[WHAT YOU WILL DO]
Print only the lines from the top of the data through the line with "import seaborn as sns", both included, skipping every picture.

[SUPPLIED INFORMATION]
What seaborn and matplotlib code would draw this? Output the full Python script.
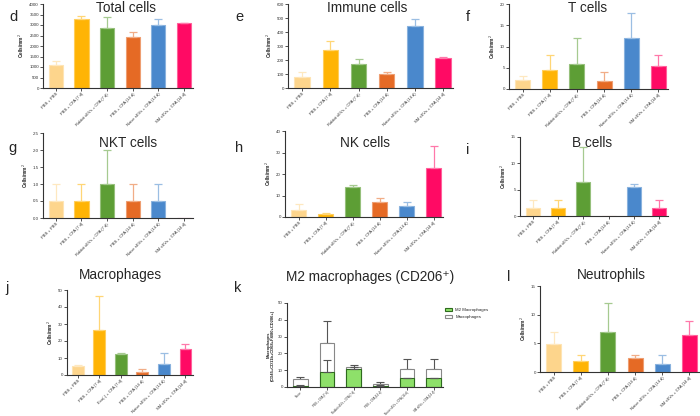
import matplotlib
matplotlib.use("Agg")
import matplotlib.pyplot as plt
import matplotlib.colors as mcolors
import numpy as np
import pandas as pd
import seaborn as sns

# ---------------- data ----------------
groups = ["PBS + PBS", "PBS + CFA (7 d)", "Rabbit sEVs + CFA (7 d)",
          "PBS + CFA (14 d)", "Naive sEVs + CFA (14 d)", "SM sEVs + CFA (14 d)"]
groups_j = ["PBS + PBS", "PBS + CFA (7 d)", "Exo(-) + CFA (7 d)",
            "PBS + CFA (14 d)", "Naive sEVs + CFA (14 d)", "SM sEVs + CFA (14 d)"]
groups_k = ["Naive", "PBS + CFA (7 d)", "Rabbit sEVs + CFA (7 d)",
            "PBS + CFA (14 d)", "Naive sEVs + CFA (14 d)", "SM sEVs + CFA (14 d)"]

total_mean = [1085, 3270, 2850, 2405, 2980, 3075]
total_err = [1305, 3425, 3360, 2675, 3300, 3092]
immune_mean = [80, 270, 175, 97, 441, 216]
immune_err = [114, 339, 206, 114, 493, 220]
t_mean = [2.1, 4.5, 6.0, 2.0, 11.9, 5.5]
t_err = [3.0, 8.0, 12.0, 4.0, 18.0, 8.0]
nkt_mean = [0.5, 0.5, 1.0, 0.5, 0.5, 0.0]
nkt_err = [1.0, 1.0, 2.0, 1.0, 1.0, 0.0]
nk_mean = [3.1, 1.4, 14.0, 7.0, 5.0, 22.6]
nk_err = [6.2, 2.0, 15.0, 9.0, 7.1, 33.2]
b_mean = [1.5, 1.5, 6.5, 0.0, 5.5, 1.5]
b_err = [3.0, 3.0, 13.1, 0.0, 6.0, 3.0]
mac_mean = [5.1, 26.5, 12.4, 1.8, 6.3, 15.3]
mac_err = [6.1, 46.3, 13.1, 3.7, 13.1, 18.0]
k_mac_mean = [4.7, 26.0, 11.8, 1.6, 11.0, 11.0]
k_mac_err = [6.1, 39.2, 13.2, 2.8, 16.5, 16.5]
k_m2_mean = [0.6, 9.1, 10.8, 0.6, 5.1, 5.1]
k_m2_err = [1.4, 16.1, 12.2, 1.4, 5.1, 5.1]
neu_mean = [4.85, 1.9, 6.9, 2.4, 1.35, 6.4]
neu_err = [6.9, 2.9, 12.0, 2.9, 2.9, 8.9]

palette = ["#FDD58C", "#FFB405", "#5D9E35", "#E56A25", "#4A88CC", "#FF0A64"]

# ---------------- figure ----------------
sns.set_theme(style="ticks")
plt.rcParams["font.family"] = ["Liberation Sans", "DejaVu Sans"]
W, H = 700, 416
fig = plt.figure(figsize=(7.0, 4.16), dpi=100)
TITLE_FS = 9.8


def rect(l, t, r, b):
    return [l / W, 1 - b / H, (r - l) / W, (b - t) / H]


def lighten(c, f=0.5):
    rgb = np.array(mcolors.to_rgb(c))
    return tuple(rgb + (1 - rgb) * f)


def style_axes(ax, ticks, ylabel, xlim=(-0.5, 5.35), xfs=3.0):
    sns.despine(ax=ax)
    for s in ("left", "bottom"):
        ax.spines[s].set_linewidth(0.8)
        ax.spines[s].set_color("#333333")
    ax.set_ylim(ticks[0], ticks[-1])
    ax.set_yticks(ticks)
    ax.set_xlim(*xlim)
    ax.tick_params(axis="both", labelsize=3.2, length=2, width=0.6, pad=1,
                   colors="#333333")
    ax.tick_params(axis="x", labelsize=xfs)
    for lab in ax.get_xticklabels():
        lab.set_rotation(45)
        lab.set_ha("right")
        lab.set_rotation_mode("anchor")
    ax.set_xlabel("")
    ax.set_ylabel(ylabel, fontsize=3.4, fontweight="bold", labelpad=2)


def panel(r, labels, mean, err, ticks, title_xy, title, fmt=None,
          ylabel="Cells/mm$^2$", xlim=(-0.5, 5.35)):
    ax = fig.add_axes(rect(*r))
    df = pd.DataFrame({"group": labels, "value": mean})
    sns.barplot(data=df, x="group", y="value", hue="group", palette=palette,
                legend=False, width=0.55, errorbar=None, ax=ax,
                linewidth=0.8, saturation=1)
    for i, p in enumerate(ax.patches):
        p.set_edgecolor(lighten(palette[i], 0.35))
    for i, (m, e) in enumerate(zip(mean, err)):
        if e > m:
            ax.errorbar(i, m, yerr=[[0], [e - m]], fmt="none",
                        ecolor=lighten(palette[i], 0.45), elinewidth=0.9,
                        capsize=3, capthick=0.9, zorder=1)
    style_axes(ax, ticks, ylabel, xlim)
    if fmt:
        ax.set_yticklabels([fmt.format(t) for t in ticks])
    fig.text(title_xy[0] / W, 1 - title_xy[1] / H, title, ha="center",
             va="center", fontsize=TITLE_FS)
    return ax


panel((43, 4, 193, 88), groups, total_mean, total_err,
      list(range(0, 4001, 500)), (126, 8), "Total cells")
panel((288, 4, 453, 88), groups, immune_mean, immune_err,
      list(range(0, 601, 100)), (367, 8), "Immune cells")
panel((509, 4, 668, 89), groups, t_mean, t_err,
      [0, 5, 10, 15, 20], (588, 8), "T cells")
panel((43, 133, 193, 218), groups, nkt_mean, nkt_err,
      [0.0, 0.5, 1.0, 1.5, 2.0, 2.5], (128, 143), "NKT cells", fmt="{:.1f}")
panel((285, 131, 443, 217), groups, nk_mean, nk_err,
      [0, 10, 20, 30, 40], (365, 143), "NK cells")
panel((520, 137, 668, 216), groups, b_mean, b_err,
      [0, 5, 10, 15], (592, 143), "B cells")
panel((67, 290, 193, 375), groups_j, mac_mean, mac_err,
      [0, 10, 20, 30, 40, 50], (120, 275), "Macrophages")
panel((540, 286, 699, 372), groups, neu_mean, neu_err,
      [0, 5, 10, 15], (611, 275), "Neutrophils")

# ---- panel k: overlaid bars ----
axk = fig.add_axes(rect(287, 303, 443, 387))
dfk = pd.DataFrame({"group": groups_k, "mac": k_mac_mean, "m2": k_m2_mean})
sns.barplot(data=dfk, x="group", y="mac", color="white", width=0.55,
            errorbar=None, ax=axk, linewidth=0.8, edgecolor="#888888",
            label="Macrophages", saturation=1)
sns.barplot(data=dfk, x="group", y="m2", color="#8EE06A", width=0.55,
            errorbar=None, ax=axk, linewidth=0.8, edgecolor="#2E6B1E",
            label="M2 Macrophages", saturation=1)
xk = np.arange(len(groups_k))
axk.errorbar(xk, k_mac_mean,
             yerr=[np.zeros(6), np.array(k_mac_err) - np.array(k_mac_mean)],
             fmt="none", ecolor="#555555", elinewidth=0.8, capsize=3,
             capthick=0.8, zorder=0.5)
axk.errorbar(xk, k_m2_mean,
             yerr=[np.zeros(6), np.array(k_m2_err) - np.array(k_m2_mean)],
             fmt="none", ecolor="#555555", elinewidth=0.8, capsize=3,
             capthick=0.8, zorder=3)
style_axes(axk, [0, 10, 20, 30, 40, 50],
           "Macrophages\n(CD45+CD11b+CD68+F4/80+CD206+)", xfs=2.1)
axk.tick_params(axis="x", pad=0.5)
axk.yaxis.label.set_fontsize(3.0)
h, l = axk.get_legend_handles_labels()
axk.legend(h[::-1], l[::-1], loc="upper left",
           bbox_to_anchor=(443 / W, 1 - 306 / H),
           bbox_transform=fig.transFigure, frameon=False, fontsize=3.2,
           handlelength=1.6, handleheight=0.8, borderaxespad=0, labelspacing=0.6)
fig.text(370 / W, 1 - 277 / H, "M2 macrophages (CD206\u207a)", ha="center",
         va="center", fontsize=TITLE_FS,
         family=["Liberation Sans", "DejaVu Sans"])

# ---- panel letters ----
letters = [("d", 9, 17), ("e", 235, 17), ("f", 466, 17),
           ("g", 8, 148), ("h", 235, 148), ("i", 466, 150),
           ("j", 5, 288), ("k", 234, 288), ("l", 507, 277)]
for t, x, y in letters:
    fig.text(x / W, 1 - y / H, t, ha="left", va="center", fontsize=10.5)

fig.savefig("out.png", dpi=100)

[TASK OUTPUT]
What seaborn and matplotlib code would draw this? Output the full Python script.
import matplotlib
matplotlib.use("Agg")
import matplotlib.pyplot as plt
import matplotlib.colors as mcolors
import numpy as np
import pandas as pd
import seaborn as sns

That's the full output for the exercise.